Information supplied:

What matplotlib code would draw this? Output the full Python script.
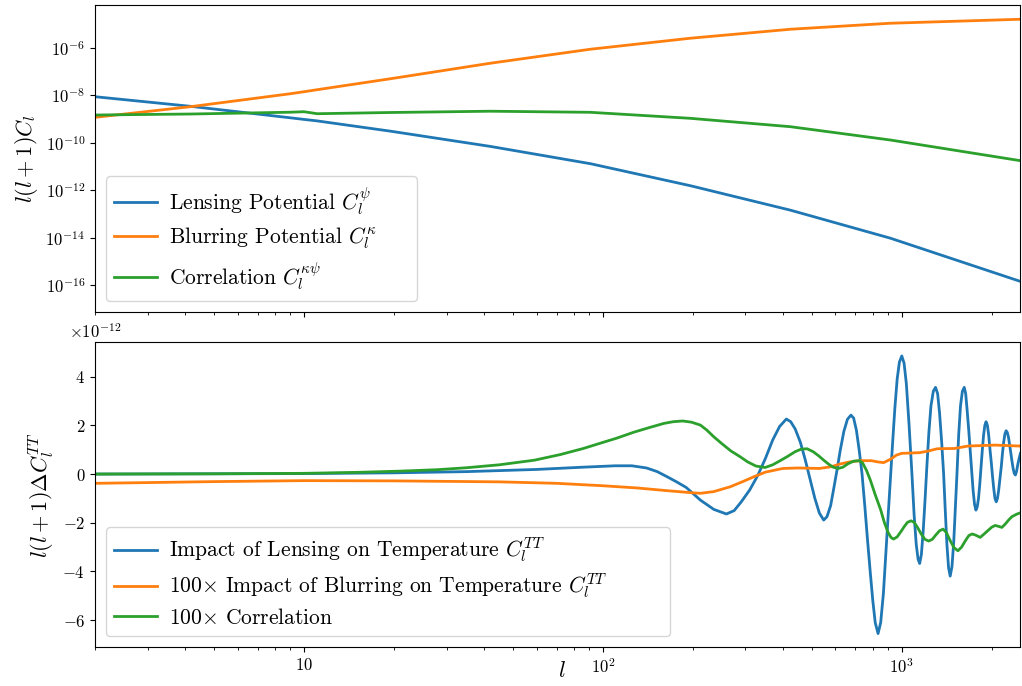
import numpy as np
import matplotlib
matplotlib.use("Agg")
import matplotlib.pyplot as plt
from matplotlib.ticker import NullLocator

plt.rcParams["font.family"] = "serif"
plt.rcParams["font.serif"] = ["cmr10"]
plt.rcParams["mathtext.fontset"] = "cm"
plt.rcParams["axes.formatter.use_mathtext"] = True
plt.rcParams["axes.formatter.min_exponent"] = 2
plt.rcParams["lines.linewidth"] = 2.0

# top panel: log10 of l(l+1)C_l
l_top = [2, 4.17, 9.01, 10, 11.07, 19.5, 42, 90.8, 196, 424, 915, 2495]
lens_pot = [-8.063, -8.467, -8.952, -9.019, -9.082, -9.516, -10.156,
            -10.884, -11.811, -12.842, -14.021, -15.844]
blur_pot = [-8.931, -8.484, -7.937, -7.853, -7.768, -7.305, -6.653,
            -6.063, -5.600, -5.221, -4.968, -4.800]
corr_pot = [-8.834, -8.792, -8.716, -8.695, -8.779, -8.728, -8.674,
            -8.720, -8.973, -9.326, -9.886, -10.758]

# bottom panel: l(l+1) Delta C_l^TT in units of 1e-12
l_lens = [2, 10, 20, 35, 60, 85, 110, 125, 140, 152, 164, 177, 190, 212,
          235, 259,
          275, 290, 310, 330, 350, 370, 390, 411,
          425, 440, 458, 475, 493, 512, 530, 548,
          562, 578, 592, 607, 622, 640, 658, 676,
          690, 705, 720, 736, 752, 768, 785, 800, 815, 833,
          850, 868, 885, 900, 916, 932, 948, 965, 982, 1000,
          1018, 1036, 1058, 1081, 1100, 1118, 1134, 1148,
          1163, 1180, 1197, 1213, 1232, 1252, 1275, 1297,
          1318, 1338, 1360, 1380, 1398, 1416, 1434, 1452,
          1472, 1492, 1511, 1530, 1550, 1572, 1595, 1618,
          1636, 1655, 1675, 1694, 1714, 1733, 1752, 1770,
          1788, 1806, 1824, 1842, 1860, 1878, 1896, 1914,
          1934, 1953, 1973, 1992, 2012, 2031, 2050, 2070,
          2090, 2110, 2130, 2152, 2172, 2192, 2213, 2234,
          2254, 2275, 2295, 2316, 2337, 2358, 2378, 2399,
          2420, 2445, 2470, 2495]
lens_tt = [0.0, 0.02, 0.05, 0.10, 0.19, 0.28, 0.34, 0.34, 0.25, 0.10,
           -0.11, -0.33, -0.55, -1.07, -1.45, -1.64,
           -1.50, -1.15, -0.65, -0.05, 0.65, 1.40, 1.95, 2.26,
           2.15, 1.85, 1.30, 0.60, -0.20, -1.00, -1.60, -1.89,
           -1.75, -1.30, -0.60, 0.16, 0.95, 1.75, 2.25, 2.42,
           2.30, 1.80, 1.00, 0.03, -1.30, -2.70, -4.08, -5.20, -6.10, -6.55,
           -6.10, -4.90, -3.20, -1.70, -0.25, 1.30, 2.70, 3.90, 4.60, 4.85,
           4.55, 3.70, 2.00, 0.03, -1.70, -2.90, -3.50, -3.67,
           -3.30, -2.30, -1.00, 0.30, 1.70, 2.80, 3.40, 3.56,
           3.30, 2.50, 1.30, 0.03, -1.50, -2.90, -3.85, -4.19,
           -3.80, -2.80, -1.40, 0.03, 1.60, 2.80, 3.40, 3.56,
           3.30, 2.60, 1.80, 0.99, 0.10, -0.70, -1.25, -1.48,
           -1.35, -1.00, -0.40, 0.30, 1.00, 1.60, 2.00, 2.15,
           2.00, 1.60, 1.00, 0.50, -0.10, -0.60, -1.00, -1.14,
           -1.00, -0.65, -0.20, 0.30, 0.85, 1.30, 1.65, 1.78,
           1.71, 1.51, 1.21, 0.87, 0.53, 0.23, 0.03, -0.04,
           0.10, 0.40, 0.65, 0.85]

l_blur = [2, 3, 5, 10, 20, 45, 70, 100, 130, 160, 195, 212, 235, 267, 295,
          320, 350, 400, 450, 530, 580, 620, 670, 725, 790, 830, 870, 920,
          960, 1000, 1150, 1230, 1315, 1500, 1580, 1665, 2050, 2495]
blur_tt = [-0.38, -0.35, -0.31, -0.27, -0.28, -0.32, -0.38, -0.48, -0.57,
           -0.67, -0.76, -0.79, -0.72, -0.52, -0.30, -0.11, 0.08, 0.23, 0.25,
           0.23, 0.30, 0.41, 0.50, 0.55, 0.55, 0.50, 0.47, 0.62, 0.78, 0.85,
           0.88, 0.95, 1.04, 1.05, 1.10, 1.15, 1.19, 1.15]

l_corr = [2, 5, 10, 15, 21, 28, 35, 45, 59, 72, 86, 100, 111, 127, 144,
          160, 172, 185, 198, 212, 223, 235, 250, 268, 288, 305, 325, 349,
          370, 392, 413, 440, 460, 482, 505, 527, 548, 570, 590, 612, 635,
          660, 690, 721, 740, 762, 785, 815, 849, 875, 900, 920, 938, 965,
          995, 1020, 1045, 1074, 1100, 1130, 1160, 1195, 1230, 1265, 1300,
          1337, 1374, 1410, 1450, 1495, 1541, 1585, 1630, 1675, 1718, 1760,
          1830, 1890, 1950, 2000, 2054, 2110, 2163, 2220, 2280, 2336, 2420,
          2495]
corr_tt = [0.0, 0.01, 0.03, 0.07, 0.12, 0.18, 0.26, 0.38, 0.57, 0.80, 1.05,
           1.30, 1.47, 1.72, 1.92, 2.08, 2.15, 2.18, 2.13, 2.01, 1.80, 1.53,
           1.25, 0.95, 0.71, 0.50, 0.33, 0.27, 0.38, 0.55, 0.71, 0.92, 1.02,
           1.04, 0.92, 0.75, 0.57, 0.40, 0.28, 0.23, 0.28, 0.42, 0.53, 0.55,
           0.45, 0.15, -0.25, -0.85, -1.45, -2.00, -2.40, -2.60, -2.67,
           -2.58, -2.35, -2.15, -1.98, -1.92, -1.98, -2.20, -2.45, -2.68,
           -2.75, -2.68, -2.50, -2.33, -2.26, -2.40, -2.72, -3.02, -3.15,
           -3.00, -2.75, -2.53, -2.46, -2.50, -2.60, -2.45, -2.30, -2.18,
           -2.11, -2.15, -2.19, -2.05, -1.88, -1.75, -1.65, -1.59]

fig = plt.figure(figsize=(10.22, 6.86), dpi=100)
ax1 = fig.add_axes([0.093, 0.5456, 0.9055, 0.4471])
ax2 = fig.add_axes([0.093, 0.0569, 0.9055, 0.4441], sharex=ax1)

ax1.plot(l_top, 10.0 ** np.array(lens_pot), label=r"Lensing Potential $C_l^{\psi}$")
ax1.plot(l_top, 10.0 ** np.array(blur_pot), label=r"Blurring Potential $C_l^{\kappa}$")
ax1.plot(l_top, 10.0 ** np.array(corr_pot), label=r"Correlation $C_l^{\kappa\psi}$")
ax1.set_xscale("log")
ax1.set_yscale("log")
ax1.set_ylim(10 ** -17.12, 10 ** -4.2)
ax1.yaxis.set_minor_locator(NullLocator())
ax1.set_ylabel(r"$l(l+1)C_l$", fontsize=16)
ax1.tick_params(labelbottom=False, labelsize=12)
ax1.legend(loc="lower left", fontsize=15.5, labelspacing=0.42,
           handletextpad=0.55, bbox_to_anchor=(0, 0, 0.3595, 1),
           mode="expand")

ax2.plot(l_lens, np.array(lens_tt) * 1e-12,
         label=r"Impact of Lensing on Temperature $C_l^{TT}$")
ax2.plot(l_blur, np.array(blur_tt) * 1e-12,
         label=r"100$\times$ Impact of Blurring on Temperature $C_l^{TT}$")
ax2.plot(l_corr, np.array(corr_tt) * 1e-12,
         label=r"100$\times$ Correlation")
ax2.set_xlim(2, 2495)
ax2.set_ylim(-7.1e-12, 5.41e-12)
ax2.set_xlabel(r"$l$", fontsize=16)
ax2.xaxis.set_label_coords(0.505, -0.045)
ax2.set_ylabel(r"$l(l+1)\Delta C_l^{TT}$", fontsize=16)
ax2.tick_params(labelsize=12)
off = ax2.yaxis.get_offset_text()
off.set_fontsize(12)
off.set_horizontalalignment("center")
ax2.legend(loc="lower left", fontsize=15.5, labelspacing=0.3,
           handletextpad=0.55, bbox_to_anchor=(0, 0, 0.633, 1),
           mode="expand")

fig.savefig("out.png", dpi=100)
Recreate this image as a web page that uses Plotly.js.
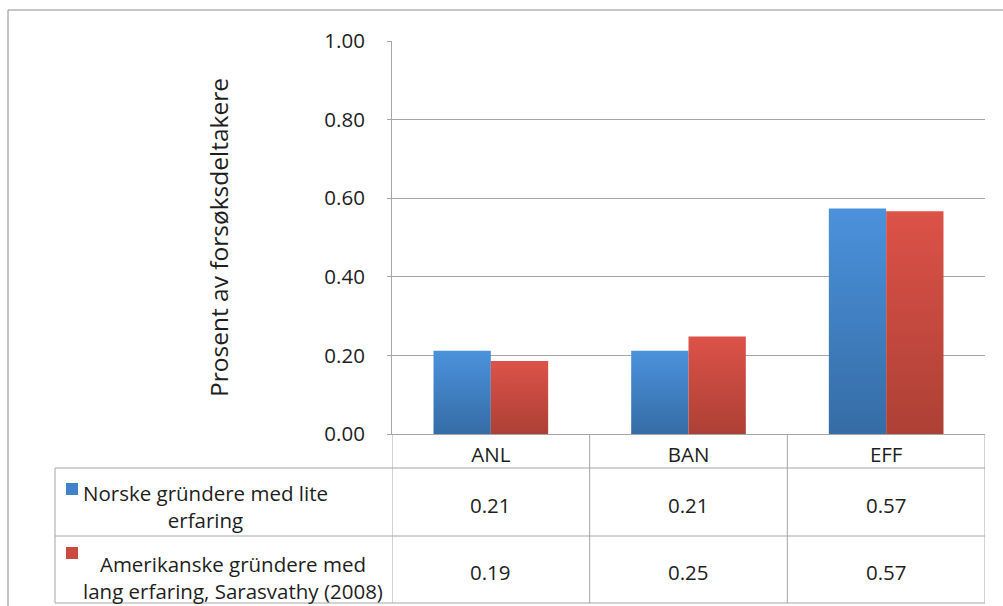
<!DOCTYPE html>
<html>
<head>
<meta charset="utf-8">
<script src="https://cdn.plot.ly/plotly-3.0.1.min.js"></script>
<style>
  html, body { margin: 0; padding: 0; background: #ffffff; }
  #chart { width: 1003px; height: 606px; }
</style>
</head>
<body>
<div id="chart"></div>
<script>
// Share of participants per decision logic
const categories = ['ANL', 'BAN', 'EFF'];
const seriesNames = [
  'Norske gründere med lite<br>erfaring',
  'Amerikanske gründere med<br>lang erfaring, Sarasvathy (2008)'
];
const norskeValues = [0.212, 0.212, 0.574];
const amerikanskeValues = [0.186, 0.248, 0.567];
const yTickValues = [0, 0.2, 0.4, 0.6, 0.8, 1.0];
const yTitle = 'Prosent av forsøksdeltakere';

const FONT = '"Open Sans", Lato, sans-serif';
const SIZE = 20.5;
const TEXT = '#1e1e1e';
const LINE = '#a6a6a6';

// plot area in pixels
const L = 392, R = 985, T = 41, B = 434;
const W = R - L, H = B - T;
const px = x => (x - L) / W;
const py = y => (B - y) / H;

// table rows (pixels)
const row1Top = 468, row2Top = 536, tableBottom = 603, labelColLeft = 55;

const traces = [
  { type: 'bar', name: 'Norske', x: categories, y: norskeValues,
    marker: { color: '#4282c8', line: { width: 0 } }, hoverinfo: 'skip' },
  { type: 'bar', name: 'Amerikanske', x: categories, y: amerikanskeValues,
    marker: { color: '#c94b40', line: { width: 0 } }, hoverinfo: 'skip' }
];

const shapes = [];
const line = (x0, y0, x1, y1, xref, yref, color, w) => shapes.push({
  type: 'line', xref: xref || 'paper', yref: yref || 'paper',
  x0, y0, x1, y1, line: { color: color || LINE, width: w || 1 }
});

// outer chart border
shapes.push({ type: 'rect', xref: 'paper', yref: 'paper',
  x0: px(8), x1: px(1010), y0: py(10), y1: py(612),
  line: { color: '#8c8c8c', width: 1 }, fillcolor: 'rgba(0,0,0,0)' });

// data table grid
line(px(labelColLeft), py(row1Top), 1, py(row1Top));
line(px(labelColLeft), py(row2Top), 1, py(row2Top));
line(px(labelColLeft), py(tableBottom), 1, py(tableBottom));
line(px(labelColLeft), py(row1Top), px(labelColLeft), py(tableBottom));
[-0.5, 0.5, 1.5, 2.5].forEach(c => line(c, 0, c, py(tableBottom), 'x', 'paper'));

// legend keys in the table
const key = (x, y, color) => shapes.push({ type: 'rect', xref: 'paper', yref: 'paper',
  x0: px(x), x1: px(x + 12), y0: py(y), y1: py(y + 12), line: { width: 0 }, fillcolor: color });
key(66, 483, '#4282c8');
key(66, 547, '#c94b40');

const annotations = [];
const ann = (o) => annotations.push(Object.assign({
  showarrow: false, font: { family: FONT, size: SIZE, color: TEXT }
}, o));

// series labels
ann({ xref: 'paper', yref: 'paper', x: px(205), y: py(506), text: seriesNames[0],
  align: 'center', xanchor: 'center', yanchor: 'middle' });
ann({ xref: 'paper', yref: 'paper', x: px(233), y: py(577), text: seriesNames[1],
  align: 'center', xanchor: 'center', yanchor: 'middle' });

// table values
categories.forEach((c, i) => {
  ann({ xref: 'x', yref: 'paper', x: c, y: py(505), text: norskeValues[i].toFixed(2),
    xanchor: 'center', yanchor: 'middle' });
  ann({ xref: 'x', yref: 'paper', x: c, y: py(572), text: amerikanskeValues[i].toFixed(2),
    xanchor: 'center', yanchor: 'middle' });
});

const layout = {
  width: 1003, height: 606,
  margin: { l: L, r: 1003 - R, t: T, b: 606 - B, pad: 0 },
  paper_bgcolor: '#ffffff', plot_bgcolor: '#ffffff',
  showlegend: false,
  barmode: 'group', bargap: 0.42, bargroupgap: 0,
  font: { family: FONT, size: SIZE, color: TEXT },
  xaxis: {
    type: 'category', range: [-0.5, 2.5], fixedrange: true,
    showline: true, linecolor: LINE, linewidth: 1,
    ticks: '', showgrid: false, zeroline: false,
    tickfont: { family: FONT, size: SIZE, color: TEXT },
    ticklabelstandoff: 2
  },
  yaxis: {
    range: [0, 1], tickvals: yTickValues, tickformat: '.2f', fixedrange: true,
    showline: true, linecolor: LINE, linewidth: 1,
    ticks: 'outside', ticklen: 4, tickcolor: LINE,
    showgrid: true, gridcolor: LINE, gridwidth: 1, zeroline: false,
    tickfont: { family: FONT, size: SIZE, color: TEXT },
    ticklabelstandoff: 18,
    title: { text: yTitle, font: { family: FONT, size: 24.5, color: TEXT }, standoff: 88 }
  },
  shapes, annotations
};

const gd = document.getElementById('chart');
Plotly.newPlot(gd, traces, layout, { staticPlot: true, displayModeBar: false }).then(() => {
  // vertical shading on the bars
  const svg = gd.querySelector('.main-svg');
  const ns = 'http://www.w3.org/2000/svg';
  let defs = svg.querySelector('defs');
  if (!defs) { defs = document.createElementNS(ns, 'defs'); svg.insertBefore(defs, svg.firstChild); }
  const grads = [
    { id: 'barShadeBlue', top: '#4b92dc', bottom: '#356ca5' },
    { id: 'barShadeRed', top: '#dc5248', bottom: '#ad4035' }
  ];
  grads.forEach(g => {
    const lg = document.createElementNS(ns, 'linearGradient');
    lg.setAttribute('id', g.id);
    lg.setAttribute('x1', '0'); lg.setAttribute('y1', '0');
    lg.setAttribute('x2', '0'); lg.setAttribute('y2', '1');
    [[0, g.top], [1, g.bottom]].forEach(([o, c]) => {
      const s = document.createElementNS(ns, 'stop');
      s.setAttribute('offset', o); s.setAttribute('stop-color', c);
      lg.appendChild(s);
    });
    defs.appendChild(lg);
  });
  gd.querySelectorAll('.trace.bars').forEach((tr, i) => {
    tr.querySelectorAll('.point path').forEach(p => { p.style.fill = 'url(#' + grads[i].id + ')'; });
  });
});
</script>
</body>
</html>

Stated problem:
Determine how many lines in the listing above hold the word "script", answering with the number only.

Response to the task:
4